Work required :: Output the lines exactly, from the one where "What Plotly code" appears through the one where "443, 431, 273]" appears. Images are left out.

Record set ::
>>>>>
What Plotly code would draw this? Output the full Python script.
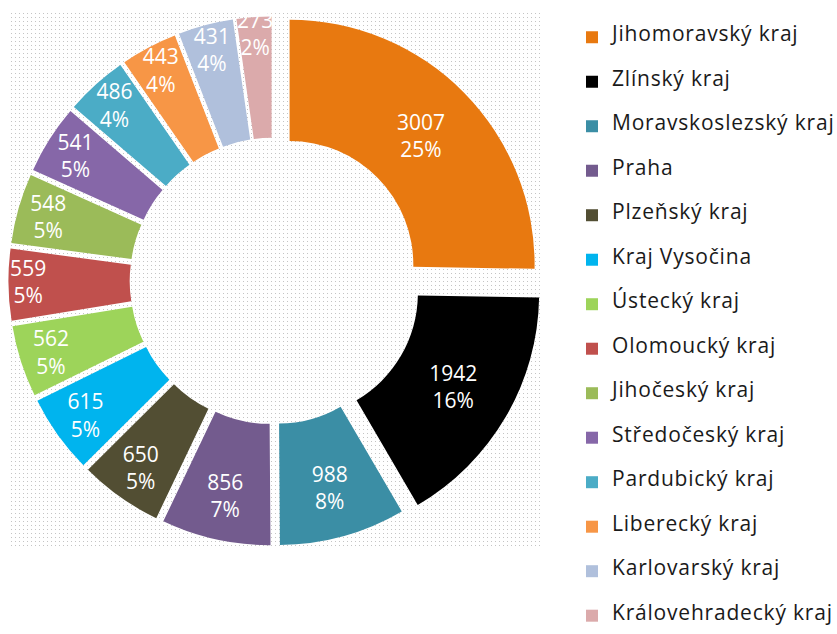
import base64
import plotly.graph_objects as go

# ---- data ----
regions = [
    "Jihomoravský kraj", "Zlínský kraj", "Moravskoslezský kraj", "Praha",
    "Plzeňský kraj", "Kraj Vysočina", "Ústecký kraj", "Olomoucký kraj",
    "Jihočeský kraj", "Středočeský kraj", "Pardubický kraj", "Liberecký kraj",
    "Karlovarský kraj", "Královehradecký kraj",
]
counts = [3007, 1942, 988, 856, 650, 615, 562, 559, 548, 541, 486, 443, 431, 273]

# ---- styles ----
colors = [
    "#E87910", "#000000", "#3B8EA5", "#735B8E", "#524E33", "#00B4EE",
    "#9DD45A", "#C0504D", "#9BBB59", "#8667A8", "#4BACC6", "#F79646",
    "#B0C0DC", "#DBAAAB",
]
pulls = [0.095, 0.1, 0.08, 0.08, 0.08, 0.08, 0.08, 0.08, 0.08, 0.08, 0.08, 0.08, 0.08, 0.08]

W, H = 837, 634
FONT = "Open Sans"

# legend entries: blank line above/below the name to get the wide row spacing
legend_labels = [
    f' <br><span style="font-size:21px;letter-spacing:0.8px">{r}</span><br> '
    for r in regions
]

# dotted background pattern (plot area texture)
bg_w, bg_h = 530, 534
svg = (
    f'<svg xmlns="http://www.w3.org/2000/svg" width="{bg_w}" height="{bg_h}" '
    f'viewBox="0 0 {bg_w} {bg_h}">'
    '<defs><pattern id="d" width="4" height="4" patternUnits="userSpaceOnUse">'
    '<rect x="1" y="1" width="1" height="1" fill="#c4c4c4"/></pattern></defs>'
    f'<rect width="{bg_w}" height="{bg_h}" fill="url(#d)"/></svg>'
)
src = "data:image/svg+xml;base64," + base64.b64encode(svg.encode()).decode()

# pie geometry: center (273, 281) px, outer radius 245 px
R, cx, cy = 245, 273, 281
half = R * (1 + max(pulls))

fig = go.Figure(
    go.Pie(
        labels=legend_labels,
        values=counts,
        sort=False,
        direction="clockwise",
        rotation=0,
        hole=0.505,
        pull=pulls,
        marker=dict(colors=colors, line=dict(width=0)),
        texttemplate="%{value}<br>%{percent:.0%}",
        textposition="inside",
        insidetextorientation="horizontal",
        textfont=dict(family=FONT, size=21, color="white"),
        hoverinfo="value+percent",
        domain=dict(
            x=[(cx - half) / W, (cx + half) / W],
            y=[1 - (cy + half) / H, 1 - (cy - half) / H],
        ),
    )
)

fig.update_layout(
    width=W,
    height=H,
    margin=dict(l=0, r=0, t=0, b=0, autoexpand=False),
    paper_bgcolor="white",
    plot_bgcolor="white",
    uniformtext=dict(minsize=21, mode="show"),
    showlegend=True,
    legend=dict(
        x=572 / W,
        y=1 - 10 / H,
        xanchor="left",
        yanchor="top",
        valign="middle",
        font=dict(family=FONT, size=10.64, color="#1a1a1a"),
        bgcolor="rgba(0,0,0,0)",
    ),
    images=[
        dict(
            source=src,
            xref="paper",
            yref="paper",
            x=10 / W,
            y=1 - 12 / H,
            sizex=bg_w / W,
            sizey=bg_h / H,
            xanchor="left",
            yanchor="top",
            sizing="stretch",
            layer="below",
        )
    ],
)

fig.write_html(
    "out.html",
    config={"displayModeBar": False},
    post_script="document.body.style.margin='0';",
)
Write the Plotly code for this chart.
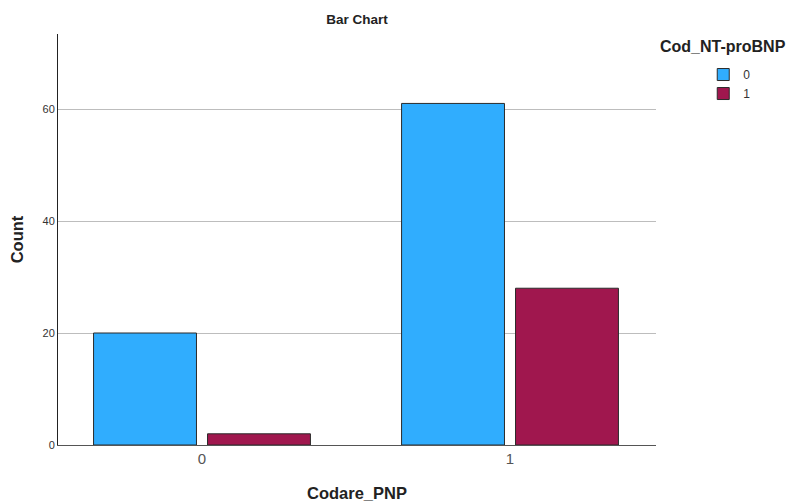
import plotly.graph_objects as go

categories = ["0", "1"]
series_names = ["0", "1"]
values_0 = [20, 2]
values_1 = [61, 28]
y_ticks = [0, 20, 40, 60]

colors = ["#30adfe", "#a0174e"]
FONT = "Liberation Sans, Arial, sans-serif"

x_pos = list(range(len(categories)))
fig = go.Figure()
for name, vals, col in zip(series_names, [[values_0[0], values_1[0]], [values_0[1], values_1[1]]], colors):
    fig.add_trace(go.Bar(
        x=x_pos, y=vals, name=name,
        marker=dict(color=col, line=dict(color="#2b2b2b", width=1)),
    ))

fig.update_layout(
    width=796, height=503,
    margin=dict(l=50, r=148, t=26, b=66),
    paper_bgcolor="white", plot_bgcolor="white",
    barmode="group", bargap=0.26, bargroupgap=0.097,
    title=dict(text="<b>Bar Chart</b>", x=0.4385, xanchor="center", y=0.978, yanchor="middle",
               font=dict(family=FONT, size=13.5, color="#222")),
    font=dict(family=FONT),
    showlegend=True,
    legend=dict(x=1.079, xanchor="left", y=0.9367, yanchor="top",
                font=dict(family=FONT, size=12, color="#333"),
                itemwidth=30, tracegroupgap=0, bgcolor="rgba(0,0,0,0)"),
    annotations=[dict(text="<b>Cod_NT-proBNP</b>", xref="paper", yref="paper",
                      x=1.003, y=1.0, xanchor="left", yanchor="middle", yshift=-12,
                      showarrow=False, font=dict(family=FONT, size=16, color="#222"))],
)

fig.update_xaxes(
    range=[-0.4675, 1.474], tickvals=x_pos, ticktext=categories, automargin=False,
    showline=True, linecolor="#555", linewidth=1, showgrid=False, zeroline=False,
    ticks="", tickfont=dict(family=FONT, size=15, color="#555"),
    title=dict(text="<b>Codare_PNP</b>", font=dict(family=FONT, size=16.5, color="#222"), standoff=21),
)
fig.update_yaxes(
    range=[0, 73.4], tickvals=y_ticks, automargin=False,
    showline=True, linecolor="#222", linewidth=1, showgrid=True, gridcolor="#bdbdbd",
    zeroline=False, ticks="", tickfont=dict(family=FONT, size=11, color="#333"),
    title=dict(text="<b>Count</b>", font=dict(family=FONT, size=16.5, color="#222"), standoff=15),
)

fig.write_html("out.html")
<<<<<
>>>>>
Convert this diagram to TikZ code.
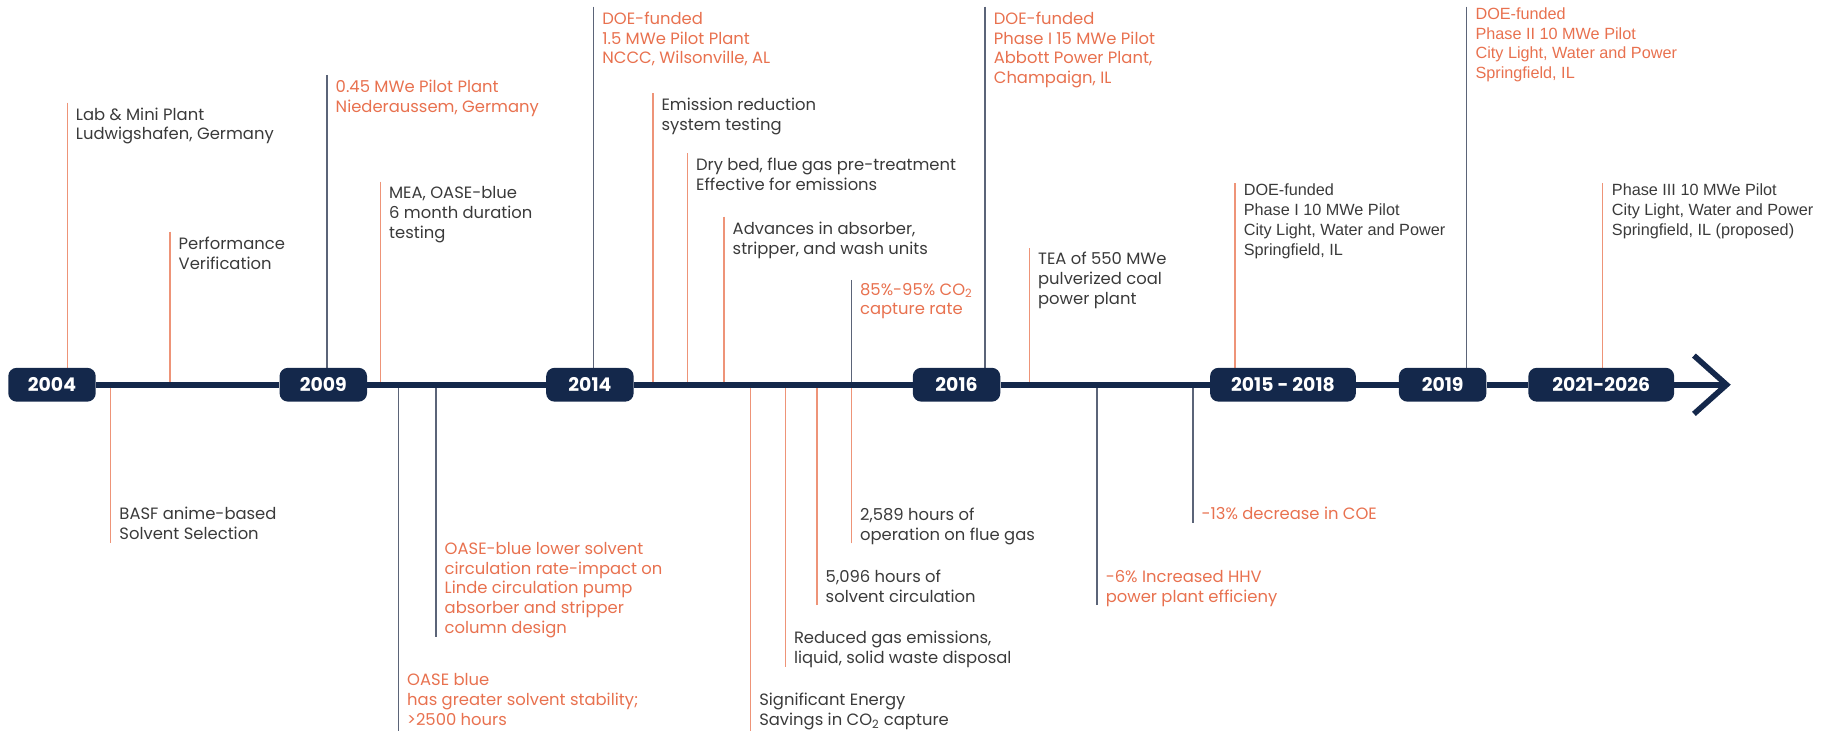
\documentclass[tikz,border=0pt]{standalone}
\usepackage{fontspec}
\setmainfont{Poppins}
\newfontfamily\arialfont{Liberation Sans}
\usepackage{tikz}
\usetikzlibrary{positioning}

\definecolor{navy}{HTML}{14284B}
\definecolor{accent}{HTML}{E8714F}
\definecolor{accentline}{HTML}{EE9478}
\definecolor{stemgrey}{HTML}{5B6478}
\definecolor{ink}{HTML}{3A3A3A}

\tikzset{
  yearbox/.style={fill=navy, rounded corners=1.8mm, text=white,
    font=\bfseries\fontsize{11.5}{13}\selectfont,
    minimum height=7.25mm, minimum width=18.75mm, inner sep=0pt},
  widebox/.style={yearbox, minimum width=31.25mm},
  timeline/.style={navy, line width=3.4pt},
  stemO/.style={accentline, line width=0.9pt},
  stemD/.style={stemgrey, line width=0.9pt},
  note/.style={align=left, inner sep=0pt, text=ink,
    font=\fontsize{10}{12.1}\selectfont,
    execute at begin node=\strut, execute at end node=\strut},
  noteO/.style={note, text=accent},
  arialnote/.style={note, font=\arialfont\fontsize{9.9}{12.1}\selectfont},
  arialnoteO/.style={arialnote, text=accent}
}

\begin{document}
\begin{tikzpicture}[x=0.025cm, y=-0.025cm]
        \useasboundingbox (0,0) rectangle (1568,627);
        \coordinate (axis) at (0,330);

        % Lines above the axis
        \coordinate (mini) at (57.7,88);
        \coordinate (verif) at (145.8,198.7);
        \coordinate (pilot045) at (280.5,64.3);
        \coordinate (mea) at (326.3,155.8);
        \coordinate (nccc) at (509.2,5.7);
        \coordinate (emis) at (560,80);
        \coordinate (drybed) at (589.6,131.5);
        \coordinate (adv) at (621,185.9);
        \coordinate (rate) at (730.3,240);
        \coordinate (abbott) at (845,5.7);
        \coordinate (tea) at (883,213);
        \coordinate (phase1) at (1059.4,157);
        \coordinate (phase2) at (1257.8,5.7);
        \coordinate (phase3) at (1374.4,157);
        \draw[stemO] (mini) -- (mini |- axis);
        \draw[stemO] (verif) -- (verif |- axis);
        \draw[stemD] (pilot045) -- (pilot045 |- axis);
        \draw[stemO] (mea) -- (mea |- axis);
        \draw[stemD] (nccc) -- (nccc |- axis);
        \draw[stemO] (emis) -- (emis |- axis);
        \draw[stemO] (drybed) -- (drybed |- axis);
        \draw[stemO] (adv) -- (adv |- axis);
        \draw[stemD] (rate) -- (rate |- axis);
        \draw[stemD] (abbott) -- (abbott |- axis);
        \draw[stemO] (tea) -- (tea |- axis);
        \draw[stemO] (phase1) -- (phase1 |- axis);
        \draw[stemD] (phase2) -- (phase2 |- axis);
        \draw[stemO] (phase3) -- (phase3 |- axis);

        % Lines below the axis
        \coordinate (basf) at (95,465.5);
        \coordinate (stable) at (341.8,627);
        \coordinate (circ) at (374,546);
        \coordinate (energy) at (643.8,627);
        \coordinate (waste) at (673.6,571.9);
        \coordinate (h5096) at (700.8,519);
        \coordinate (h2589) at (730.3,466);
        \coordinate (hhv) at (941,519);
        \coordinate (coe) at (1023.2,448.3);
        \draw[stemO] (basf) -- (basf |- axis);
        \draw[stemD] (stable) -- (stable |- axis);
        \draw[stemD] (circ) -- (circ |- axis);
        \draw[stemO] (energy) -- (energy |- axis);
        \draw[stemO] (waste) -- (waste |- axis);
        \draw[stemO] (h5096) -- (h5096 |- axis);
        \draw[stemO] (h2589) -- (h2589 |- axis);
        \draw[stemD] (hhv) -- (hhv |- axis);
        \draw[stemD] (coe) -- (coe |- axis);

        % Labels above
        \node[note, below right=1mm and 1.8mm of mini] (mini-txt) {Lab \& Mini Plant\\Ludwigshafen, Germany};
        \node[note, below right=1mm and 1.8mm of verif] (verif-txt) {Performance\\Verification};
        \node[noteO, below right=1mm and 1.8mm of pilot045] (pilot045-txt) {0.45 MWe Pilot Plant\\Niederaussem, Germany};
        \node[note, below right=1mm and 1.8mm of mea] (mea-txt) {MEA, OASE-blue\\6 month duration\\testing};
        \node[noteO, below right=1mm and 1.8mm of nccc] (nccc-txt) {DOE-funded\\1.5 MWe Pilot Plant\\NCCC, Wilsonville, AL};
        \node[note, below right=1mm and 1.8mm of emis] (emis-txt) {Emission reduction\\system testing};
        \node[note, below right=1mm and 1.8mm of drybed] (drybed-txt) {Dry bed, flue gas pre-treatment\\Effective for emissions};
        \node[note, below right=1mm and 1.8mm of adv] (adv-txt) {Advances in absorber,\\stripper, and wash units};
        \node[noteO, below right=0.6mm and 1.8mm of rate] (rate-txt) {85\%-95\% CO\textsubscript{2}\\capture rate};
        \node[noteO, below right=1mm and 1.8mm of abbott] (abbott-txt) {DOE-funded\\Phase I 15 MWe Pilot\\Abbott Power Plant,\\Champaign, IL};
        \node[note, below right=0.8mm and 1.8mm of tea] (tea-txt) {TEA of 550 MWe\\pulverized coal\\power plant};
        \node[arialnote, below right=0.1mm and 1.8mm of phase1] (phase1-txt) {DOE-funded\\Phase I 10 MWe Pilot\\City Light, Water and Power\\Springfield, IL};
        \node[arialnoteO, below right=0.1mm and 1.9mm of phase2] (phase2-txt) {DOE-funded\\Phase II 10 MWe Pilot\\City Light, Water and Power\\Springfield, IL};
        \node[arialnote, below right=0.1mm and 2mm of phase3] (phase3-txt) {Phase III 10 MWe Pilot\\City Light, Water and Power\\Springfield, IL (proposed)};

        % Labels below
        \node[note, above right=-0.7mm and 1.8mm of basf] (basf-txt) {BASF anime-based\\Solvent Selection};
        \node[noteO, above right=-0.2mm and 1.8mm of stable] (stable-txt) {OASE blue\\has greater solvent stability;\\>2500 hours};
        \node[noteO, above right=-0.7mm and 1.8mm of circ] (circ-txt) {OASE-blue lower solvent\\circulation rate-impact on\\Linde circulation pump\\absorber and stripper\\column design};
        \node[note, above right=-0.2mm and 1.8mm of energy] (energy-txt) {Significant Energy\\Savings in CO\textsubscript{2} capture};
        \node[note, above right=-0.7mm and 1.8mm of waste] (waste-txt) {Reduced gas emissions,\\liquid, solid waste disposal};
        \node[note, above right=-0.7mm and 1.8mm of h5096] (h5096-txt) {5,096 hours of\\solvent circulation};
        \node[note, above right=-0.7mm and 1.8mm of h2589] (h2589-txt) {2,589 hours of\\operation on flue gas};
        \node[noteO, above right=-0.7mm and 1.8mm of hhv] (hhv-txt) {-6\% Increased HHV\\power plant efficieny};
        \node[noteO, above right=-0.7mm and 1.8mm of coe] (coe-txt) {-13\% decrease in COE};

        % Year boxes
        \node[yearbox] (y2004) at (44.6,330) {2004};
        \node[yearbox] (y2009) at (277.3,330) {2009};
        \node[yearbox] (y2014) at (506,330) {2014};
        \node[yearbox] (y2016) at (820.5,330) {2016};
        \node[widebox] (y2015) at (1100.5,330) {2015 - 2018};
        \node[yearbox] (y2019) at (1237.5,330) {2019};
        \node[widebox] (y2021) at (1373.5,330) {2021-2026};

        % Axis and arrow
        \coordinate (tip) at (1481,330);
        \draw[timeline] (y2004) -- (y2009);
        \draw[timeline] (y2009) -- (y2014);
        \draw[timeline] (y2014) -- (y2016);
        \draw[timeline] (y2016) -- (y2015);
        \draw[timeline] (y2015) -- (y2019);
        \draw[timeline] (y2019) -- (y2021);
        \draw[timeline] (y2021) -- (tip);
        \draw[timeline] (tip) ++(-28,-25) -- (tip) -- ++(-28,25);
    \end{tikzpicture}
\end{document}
<<<<<
Solution to this problem ::
What Plotly code would draw this? Output the full Python script.
import base64
import plotly.graph_objects as go

# ---- data ----
regions = [
    "Jihomoravský kraj", "Zlínský kraj", "Moravskoslezský kraj", "Praha",
    "Plzeňský kraj", "Kraj Vysočina", "Ústecký kraj", "Olomoucký kraj",
    "Jihočeský kraj", "Středočeský kraj", "Pardubický kraj", "Liberecký kraj",
    "Karlovarský kraj", "Královehradecký kraj",
]
counts = [3007, 1942, 988, 856, 650, 615, 562, 559, 548, 541, 486, 443, 431, 273]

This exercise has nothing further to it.